## The task
Reproduce the listing below word for word, with no pictures.

## Material provided
-- START --
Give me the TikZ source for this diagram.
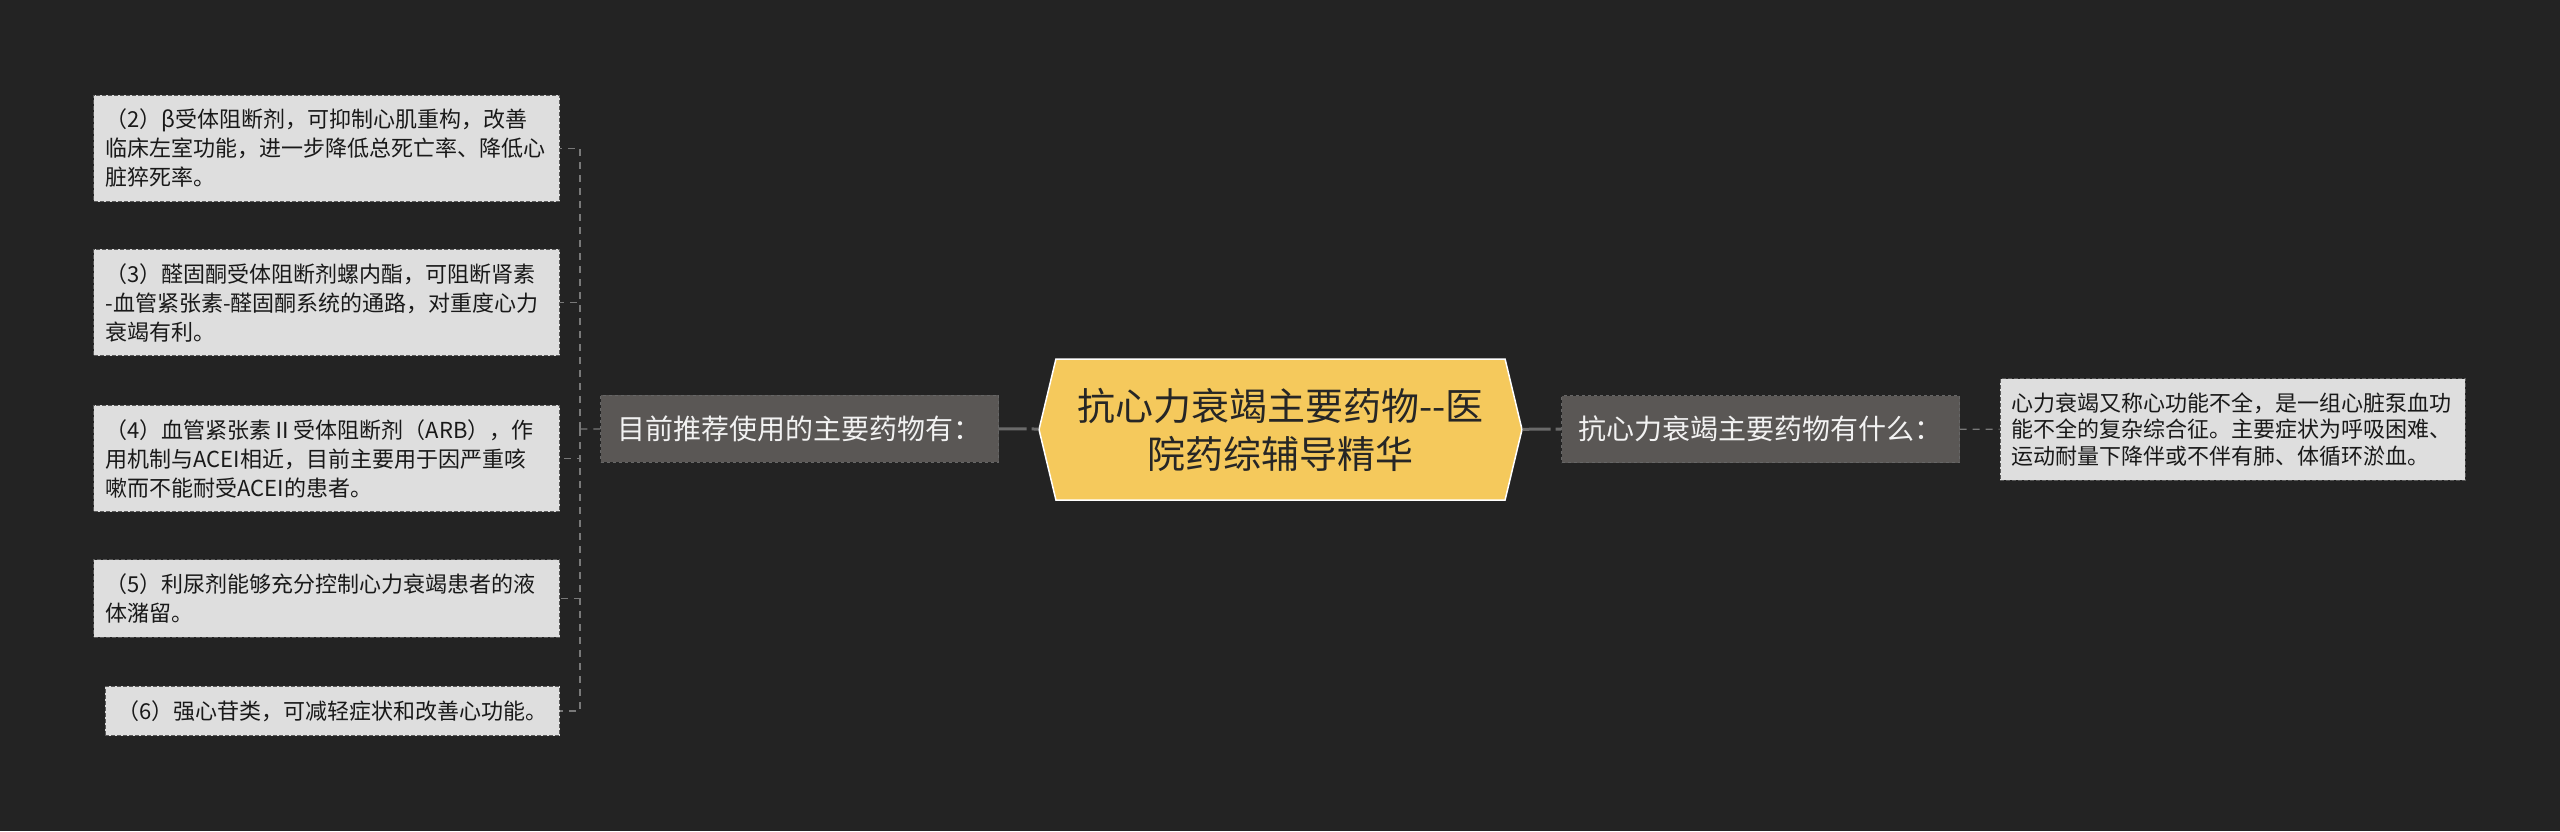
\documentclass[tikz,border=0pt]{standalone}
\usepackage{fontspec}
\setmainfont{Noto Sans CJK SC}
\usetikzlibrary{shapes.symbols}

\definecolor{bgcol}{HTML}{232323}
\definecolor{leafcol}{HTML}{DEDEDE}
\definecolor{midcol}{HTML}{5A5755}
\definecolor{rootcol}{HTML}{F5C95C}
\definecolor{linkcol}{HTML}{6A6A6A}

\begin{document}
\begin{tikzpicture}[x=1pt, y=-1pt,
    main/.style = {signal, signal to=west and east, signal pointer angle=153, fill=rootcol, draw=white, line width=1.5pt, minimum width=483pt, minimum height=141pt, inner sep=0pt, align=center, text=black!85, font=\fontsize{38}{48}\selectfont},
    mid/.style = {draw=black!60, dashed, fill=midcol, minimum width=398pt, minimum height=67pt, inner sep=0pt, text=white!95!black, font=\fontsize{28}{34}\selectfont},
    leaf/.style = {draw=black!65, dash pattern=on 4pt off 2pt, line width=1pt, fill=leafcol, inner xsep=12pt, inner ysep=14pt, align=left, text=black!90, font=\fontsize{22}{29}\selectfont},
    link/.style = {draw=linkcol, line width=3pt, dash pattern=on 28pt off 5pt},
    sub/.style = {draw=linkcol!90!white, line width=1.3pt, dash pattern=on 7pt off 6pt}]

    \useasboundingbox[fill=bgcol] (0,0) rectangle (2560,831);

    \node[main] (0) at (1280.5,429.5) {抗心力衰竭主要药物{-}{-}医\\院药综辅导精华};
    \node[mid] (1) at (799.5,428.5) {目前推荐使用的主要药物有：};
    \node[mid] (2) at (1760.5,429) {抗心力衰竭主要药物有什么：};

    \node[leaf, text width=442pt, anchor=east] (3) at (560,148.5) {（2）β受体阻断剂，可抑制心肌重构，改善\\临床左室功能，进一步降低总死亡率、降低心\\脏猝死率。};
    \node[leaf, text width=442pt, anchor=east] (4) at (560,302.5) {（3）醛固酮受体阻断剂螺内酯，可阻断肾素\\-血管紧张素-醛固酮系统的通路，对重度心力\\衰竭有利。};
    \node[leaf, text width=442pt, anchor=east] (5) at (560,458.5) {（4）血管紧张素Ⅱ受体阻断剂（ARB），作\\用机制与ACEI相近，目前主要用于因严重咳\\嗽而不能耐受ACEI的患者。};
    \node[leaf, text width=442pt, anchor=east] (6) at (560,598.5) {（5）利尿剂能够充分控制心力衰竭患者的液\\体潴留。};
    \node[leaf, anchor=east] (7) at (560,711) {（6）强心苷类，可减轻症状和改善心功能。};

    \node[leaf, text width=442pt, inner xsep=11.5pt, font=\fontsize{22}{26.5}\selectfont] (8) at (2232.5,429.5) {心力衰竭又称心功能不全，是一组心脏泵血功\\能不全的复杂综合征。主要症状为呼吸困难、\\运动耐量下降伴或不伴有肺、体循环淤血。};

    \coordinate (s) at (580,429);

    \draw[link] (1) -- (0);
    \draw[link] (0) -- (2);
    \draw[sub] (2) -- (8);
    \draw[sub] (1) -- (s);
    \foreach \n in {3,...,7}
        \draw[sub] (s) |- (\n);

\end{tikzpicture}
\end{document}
-- END --
## Task solution
Give me the TikZ source for this diagram.
\documentclass[tikz,border=0pt]{standalone}
\usepackage{fontspec}
\setmainfont{Noto Sans CJK SC}
\usetikzlibrary{shapes.symbols}

\definecolor{bgcol}{HTML}{232323}
\definecolor{leafcol}{HTML}{DEDEDE}
\definecolor{midcol}{HTML}{5A5755}
\definecolor{rootcol}{HTML}{F5C95C}
\definecolor{linkcol}{HTML}{6A6A6A}

\begin{document}
\begin{tikzpicture}[x=1pt, y=-1pt,
    main/.style = {signal, signal to=west and east, signal pointer angle=153, fill=rootcol, draw=white, line width=1.5pt, minimum width=483pt, minimum height=141pt, inner sep=0pt, align=center, text=black!85, font=\fontsize{38}{48}\selectfont},
    mid/.style = {draw=black!60, dashed, fill=midcol, minimum width=398pt, minimum height=67pt, inner sep=0pt, text=white!95!black, font=\fontsize{28}{34}\selectfont},
    leaf/.style = {draw=black!65, dash pattern=on 4pt off 2pt, line width=1pt, fill=leafcol, inner xsep=12pt, inner ysep=14pt, align=left, text=black!90, font=\fontsize{22}{29}\selectfont},
    link/.style = {draw=linkcol, line width=3pt, dash pattern=on 28pt off 5pt},
    sub/.style = {draw=linkcol!90!white, line width=1.3pt, dash pattern=on 7pt off 6pt}]

    \useasboundingbox[fill=bgcol] (0,0) rectangle (2560,831);

    \node[main] (0) at (1280.5,429.5) {抗心力衰竭主要药物{-}{-}医\\院药综辅导精华};
    \node[mid] (1) at (799.5,428.5) {目前推荐使用的主要药物有：};
    \node[mid] (2) at (1760.5,429) {抗心力衰竭主要药物有什么：};

    \node[leaf, text width=442pt, anchor=east] (3) at (560,148.5) {（2）β受体阻断剂，可抑制心肌重构，改善\\临床左室功能，进一步降低总死亡率、降低心\\脏猝死率。};
    \node[leaf, text width=442pt, anchor=east] (4) at (560,302.5) {（3）醛固酮受体阻断剂螺内酯，可阻断肾素\\-血管紧张素-醛固酮系统的通路，对重度心力\\衰竭有利。};
    \node[leaf, text width=442pt, anchor=east] (5) at (560,458.5) {（4）血管紧张素Ⅱ受体阻断剂（ARB），作\\用机制与ACEI相近，目前主要用于因严重咳\\嗽而不能耐受ACEI的患者。};
    \node[leaf, text width=442pt, anchor=east] (6) at (560,598.5) {（5）利尿剂能够充分控制心力衰竭患者的液\\体潴留。};
    \node[leaf, anchor=east] (7) at (560,711) {（6）强心苷类，可减轻症状和改善心功能。};

    \node[leaf, text width=442pt, inner xsep=11.5pt, font=\fontsize{22}{26.5}\selectfont] (8) at (2232.5,429.5) {心力衰竭又称心功能不全，是一组心脏泵血功\\能不全的复杂综合征。主要症状为呼吸困难、\\运动耐量下降伴或不伴有肺、体循环淤血。};

    \coordinate (s) at (580,429);

    \draw[link] (1) -- (0);
    \draw[link] (0) -- (2);
    \draw[sub] (2) -- (8);
    \draw[sub] (1) -- (s);
    \foreach \n in {3,...,7}
        \draw[sub] (s) |- (\n);

\end{tikzpicture}
\end{document}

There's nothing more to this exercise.